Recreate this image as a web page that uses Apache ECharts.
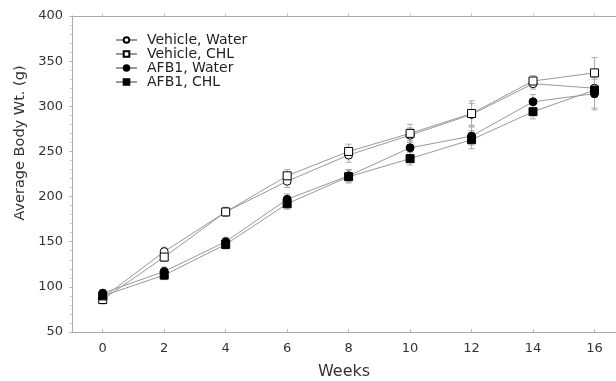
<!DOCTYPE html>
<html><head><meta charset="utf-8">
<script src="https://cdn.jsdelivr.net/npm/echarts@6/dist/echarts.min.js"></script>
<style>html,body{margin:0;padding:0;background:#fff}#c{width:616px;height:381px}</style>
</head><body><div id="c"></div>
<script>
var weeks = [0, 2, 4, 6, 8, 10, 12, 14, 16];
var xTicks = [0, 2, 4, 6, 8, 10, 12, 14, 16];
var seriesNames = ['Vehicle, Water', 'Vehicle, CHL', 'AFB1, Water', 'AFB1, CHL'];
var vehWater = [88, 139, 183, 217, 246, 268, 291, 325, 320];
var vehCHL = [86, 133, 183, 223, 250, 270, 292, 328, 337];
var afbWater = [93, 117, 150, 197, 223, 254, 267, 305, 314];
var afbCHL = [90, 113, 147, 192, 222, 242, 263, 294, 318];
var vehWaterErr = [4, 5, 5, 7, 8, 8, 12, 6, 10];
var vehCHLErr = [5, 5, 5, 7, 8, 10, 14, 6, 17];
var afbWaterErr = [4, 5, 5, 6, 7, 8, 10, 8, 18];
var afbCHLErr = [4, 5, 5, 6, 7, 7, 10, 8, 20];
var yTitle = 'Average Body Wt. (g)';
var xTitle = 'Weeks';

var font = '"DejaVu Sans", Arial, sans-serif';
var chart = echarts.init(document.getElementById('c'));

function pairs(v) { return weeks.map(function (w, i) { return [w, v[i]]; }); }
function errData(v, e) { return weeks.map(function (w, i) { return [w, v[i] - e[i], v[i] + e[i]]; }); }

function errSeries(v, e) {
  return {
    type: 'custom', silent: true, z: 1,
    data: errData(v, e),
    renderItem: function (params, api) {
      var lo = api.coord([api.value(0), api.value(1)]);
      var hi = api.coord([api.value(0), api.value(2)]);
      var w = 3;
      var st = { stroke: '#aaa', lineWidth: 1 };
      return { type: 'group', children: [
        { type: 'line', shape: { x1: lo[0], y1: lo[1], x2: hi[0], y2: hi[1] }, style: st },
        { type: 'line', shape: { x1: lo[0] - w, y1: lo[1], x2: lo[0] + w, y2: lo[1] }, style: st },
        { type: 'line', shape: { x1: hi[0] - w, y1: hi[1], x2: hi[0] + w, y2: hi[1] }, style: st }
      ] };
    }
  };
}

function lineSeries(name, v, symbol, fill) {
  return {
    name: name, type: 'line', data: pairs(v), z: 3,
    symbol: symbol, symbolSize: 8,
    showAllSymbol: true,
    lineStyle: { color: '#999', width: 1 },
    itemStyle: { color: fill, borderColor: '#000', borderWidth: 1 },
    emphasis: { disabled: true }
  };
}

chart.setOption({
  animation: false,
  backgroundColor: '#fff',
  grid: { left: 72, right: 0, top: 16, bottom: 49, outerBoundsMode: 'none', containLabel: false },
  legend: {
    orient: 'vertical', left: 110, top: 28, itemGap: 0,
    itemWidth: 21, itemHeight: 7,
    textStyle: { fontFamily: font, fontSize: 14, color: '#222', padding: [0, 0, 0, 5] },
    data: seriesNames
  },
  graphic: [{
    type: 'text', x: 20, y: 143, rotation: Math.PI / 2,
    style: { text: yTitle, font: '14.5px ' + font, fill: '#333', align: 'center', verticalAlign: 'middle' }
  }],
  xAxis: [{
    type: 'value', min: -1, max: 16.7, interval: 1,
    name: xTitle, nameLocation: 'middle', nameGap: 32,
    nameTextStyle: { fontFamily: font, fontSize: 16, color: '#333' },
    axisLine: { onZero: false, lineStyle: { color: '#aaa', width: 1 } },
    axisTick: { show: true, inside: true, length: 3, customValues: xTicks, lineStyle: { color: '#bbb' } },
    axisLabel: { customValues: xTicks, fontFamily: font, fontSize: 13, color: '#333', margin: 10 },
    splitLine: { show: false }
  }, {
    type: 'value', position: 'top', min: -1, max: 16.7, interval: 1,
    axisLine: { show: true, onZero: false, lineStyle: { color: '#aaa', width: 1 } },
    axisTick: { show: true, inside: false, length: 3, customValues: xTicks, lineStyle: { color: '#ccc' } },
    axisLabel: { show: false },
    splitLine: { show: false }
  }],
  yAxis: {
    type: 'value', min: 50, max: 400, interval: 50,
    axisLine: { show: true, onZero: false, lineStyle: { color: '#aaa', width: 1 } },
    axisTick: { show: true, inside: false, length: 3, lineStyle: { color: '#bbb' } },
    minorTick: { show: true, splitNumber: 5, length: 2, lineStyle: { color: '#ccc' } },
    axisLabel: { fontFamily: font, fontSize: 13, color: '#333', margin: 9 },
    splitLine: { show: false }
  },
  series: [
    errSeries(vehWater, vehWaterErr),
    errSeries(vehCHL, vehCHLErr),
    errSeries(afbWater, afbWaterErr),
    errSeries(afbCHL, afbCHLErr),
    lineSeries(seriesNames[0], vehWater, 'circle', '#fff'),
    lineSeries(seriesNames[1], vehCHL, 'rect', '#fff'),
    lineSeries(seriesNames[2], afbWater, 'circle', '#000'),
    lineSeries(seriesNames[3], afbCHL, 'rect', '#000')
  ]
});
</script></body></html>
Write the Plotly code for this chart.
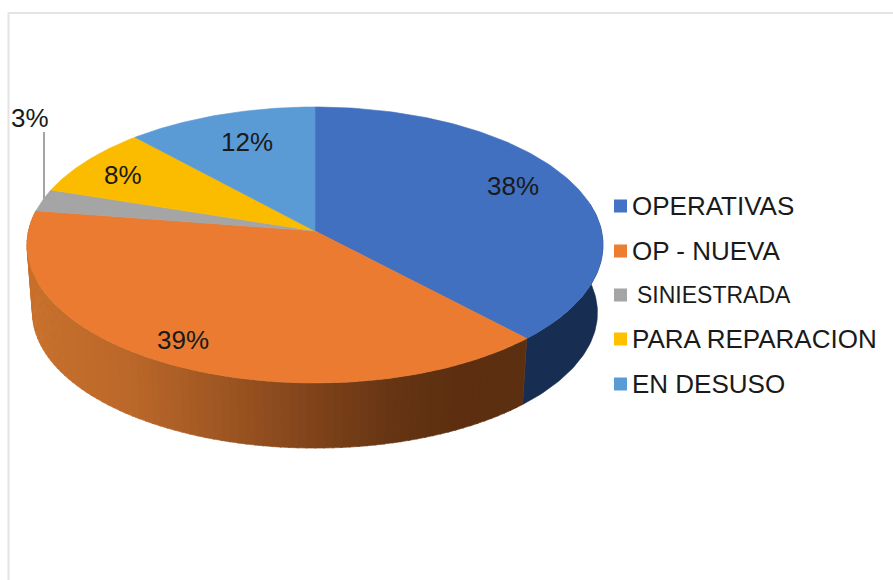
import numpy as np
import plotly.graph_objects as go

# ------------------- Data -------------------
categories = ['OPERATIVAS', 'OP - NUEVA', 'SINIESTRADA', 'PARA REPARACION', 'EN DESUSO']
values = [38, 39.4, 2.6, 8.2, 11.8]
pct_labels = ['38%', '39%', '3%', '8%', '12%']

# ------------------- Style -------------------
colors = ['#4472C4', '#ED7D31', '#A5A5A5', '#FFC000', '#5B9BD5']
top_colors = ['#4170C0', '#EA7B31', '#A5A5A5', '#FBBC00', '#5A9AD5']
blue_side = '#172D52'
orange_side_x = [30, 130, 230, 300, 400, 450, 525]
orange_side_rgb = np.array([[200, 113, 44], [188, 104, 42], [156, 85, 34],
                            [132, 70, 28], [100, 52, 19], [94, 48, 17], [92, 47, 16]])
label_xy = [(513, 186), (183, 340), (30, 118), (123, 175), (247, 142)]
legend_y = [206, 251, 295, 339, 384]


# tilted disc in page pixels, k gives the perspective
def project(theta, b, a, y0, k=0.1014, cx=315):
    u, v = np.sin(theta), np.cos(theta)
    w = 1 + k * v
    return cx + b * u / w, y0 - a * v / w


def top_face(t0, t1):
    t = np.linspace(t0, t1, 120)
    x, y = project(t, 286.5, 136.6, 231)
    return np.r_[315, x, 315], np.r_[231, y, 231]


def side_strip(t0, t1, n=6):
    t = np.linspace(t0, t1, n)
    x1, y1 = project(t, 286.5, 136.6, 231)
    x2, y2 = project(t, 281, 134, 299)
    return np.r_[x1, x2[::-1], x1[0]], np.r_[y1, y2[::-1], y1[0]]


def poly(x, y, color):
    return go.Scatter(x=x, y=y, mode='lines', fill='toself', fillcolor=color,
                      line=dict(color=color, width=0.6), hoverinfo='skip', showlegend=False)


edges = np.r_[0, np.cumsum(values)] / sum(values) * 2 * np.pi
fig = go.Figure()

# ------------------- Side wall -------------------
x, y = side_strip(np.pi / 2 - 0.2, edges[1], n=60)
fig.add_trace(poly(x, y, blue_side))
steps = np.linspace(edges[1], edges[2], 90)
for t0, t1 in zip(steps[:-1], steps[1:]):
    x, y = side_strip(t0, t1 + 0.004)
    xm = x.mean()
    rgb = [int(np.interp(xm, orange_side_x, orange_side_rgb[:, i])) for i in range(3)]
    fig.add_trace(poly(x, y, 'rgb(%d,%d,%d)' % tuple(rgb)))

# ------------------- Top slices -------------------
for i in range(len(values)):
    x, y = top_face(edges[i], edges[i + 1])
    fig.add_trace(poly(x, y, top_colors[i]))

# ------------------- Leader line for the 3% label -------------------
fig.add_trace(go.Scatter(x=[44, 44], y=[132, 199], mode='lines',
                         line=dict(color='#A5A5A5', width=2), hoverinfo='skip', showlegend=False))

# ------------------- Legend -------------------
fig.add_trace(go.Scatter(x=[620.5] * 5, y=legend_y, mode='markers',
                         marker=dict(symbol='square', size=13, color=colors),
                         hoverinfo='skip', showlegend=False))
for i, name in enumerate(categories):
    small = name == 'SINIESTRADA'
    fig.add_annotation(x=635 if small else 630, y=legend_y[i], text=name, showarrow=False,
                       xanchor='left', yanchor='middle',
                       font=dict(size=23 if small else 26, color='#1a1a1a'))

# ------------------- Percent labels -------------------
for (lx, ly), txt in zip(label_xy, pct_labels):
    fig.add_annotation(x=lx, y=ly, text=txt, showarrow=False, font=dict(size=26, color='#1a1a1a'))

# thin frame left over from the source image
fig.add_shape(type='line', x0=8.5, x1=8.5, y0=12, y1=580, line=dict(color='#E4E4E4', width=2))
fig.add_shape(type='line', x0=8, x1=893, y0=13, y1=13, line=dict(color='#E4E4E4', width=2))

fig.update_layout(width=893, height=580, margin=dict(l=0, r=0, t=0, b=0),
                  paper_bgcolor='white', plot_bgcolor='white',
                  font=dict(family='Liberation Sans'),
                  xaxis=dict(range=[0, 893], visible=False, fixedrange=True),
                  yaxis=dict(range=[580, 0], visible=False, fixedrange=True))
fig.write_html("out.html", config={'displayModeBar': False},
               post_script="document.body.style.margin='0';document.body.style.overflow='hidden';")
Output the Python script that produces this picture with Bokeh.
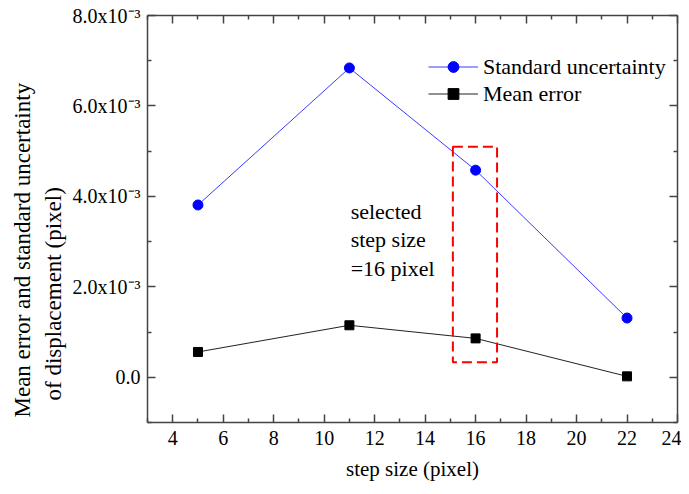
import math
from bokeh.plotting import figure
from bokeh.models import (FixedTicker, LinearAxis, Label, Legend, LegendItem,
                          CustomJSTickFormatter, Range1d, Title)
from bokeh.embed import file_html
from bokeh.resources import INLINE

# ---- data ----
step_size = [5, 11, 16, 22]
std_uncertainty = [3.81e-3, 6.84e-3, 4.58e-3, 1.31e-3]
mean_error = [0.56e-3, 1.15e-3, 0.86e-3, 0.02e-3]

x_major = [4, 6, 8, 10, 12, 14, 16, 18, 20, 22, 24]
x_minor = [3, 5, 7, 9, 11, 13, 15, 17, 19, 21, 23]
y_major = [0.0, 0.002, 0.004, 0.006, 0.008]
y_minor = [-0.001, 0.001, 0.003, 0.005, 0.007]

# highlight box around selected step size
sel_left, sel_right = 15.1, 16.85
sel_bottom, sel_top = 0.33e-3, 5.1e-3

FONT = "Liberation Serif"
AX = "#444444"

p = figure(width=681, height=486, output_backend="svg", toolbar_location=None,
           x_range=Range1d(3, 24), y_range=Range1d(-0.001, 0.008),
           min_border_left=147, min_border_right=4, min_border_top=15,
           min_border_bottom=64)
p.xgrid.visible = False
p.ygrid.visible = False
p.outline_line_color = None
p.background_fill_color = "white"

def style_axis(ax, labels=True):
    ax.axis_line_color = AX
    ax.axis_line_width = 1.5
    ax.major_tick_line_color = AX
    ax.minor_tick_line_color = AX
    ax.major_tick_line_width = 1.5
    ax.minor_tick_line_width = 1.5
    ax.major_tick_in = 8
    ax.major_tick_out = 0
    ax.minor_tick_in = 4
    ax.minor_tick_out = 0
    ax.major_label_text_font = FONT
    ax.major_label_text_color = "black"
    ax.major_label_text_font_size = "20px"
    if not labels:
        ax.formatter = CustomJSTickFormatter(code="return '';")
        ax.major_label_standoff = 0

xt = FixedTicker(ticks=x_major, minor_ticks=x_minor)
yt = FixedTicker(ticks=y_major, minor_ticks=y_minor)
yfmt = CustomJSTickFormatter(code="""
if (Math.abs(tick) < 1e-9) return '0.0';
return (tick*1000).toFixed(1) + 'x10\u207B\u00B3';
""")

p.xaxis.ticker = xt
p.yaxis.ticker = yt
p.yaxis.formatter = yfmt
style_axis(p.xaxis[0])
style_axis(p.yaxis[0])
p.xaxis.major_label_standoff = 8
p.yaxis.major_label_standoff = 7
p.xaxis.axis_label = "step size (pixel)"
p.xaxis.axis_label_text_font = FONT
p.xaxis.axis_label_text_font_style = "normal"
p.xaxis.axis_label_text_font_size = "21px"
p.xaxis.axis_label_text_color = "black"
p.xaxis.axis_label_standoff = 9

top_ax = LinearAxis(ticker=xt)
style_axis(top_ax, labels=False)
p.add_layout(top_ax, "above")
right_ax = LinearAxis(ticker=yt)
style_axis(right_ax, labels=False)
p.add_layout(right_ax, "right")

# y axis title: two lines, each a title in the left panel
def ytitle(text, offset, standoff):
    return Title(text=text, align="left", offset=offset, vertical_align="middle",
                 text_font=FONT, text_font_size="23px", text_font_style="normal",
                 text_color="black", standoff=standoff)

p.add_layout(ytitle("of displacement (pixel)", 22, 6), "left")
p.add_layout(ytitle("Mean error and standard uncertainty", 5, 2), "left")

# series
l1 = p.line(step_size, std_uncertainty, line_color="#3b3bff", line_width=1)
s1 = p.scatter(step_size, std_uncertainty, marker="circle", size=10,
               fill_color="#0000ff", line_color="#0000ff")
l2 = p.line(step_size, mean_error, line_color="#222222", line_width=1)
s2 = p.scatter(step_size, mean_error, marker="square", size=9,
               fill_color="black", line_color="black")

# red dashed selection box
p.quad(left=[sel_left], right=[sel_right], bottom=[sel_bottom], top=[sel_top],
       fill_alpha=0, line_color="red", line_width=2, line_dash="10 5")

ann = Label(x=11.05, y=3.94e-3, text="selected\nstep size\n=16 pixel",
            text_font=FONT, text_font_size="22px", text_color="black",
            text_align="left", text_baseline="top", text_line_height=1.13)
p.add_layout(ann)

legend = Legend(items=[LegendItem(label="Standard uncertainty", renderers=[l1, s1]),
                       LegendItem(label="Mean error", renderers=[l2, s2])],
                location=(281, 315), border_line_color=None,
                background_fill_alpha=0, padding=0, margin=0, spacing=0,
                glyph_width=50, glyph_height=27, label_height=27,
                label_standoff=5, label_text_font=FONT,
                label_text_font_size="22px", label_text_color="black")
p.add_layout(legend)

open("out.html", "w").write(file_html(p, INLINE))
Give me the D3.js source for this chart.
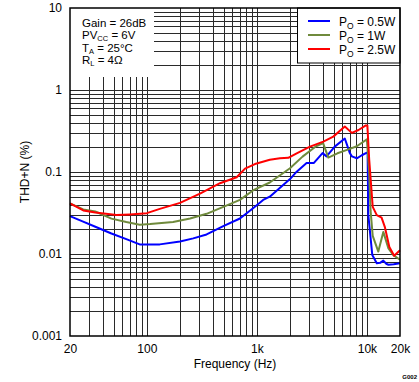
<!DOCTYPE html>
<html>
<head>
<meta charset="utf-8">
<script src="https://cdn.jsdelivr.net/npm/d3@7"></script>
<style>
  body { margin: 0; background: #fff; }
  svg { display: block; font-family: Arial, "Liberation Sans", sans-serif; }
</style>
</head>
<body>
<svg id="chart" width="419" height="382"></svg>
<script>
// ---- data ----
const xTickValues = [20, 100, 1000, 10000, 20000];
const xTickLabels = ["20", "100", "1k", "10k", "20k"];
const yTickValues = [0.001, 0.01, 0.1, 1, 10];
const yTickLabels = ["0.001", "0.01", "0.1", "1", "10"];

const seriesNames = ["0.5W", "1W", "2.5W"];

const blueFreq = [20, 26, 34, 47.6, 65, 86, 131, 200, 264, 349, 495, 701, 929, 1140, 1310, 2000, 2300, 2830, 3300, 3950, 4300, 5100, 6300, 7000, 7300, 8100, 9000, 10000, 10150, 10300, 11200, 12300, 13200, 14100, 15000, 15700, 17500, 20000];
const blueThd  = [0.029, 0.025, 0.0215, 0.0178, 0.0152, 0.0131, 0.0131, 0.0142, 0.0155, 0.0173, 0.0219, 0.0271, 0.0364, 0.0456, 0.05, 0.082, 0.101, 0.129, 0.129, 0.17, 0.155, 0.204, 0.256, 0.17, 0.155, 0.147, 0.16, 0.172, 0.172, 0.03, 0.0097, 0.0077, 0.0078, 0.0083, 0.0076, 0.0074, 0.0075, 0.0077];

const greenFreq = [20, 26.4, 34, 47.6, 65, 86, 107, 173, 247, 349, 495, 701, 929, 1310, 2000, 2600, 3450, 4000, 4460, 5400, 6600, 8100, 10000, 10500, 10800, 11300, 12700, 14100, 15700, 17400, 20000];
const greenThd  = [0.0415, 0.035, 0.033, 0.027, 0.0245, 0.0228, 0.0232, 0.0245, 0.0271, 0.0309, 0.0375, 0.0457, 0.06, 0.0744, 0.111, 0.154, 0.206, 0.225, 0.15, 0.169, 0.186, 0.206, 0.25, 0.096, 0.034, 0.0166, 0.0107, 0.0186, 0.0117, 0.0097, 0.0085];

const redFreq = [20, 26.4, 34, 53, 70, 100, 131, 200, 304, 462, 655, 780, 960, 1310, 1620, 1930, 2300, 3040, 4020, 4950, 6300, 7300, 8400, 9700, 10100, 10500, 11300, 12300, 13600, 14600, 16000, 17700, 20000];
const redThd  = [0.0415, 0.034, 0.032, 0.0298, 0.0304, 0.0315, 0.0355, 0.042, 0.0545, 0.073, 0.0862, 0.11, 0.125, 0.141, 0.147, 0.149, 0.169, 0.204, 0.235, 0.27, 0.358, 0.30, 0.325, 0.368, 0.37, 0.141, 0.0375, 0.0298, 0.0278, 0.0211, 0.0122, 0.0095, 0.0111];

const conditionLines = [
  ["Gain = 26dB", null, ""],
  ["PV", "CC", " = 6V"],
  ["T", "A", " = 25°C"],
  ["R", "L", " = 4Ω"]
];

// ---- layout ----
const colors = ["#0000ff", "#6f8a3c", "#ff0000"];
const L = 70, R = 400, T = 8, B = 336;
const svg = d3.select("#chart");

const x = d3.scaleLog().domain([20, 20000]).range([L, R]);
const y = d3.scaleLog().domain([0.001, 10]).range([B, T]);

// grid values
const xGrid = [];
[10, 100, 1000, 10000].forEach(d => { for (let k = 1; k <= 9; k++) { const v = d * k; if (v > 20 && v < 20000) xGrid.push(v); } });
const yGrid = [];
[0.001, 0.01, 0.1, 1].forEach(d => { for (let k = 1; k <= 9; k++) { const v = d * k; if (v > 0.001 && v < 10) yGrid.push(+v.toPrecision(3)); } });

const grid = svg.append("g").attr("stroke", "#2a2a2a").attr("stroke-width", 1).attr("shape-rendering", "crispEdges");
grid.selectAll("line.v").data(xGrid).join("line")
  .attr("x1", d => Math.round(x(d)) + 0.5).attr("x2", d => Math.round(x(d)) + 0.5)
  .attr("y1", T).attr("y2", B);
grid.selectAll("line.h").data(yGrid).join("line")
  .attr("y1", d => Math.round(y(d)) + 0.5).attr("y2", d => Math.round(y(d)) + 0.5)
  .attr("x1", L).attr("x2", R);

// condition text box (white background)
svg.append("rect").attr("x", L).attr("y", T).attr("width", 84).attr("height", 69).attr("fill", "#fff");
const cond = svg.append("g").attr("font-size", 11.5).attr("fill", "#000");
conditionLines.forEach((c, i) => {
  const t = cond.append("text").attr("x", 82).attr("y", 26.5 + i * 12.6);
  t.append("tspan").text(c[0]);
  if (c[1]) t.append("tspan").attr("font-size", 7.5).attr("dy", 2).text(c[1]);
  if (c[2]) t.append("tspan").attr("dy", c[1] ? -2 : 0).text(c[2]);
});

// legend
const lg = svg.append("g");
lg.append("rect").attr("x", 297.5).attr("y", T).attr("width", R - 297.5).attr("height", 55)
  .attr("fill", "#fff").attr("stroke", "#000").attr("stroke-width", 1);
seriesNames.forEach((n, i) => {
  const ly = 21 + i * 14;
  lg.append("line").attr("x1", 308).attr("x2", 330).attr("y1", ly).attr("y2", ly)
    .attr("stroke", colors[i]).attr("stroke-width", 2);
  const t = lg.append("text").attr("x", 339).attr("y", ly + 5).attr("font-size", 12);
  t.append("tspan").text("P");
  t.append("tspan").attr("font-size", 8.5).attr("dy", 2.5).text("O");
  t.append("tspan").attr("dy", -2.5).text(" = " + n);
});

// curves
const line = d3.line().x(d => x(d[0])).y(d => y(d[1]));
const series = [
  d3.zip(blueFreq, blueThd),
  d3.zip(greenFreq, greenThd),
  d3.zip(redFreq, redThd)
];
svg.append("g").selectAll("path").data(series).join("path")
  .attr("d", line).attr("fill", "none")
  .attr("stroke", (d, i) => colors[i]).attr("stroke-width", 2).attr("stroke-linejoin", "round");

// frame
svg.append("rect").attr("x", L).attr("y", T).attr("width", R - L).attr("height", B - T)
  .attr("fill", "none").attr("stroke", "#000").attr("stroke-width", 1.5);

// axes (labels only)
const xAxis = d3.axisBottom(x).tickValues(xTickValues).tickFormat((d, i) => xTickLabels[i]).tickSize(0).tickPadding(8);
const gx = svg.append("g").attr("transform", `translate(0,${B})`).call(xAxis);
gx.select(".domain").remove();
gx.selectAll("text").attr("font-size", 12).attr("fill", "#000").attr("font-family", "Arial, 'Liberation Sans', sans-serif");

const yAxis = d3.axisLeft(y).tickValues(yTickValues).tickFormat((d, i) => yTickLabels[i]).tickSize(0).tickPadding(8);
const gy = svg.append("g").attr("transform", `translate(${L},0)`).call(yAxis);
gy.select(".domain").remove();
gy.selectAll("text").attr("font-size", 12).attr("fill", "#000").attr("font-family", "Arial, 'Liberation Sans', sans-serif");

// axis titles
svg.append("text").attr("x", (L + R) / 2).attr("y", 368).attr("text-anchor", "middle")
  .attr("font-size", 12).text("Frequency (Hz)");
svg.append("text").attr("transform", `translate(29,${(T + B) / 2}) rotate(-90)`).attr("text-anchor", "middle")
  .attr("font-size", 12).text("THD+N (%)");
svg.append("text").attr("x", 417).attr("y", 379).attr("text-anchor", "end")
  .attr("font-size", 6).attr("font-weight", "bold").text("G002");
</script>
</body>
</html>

* _Directions for this task_
Search the preceding listing for the word "page" and pull out every line that holds it.

* _Answer to the problem_
Recreate this image as a web page that uses Apache ECharts.
# tilted disc in page pixels, k gives the perspective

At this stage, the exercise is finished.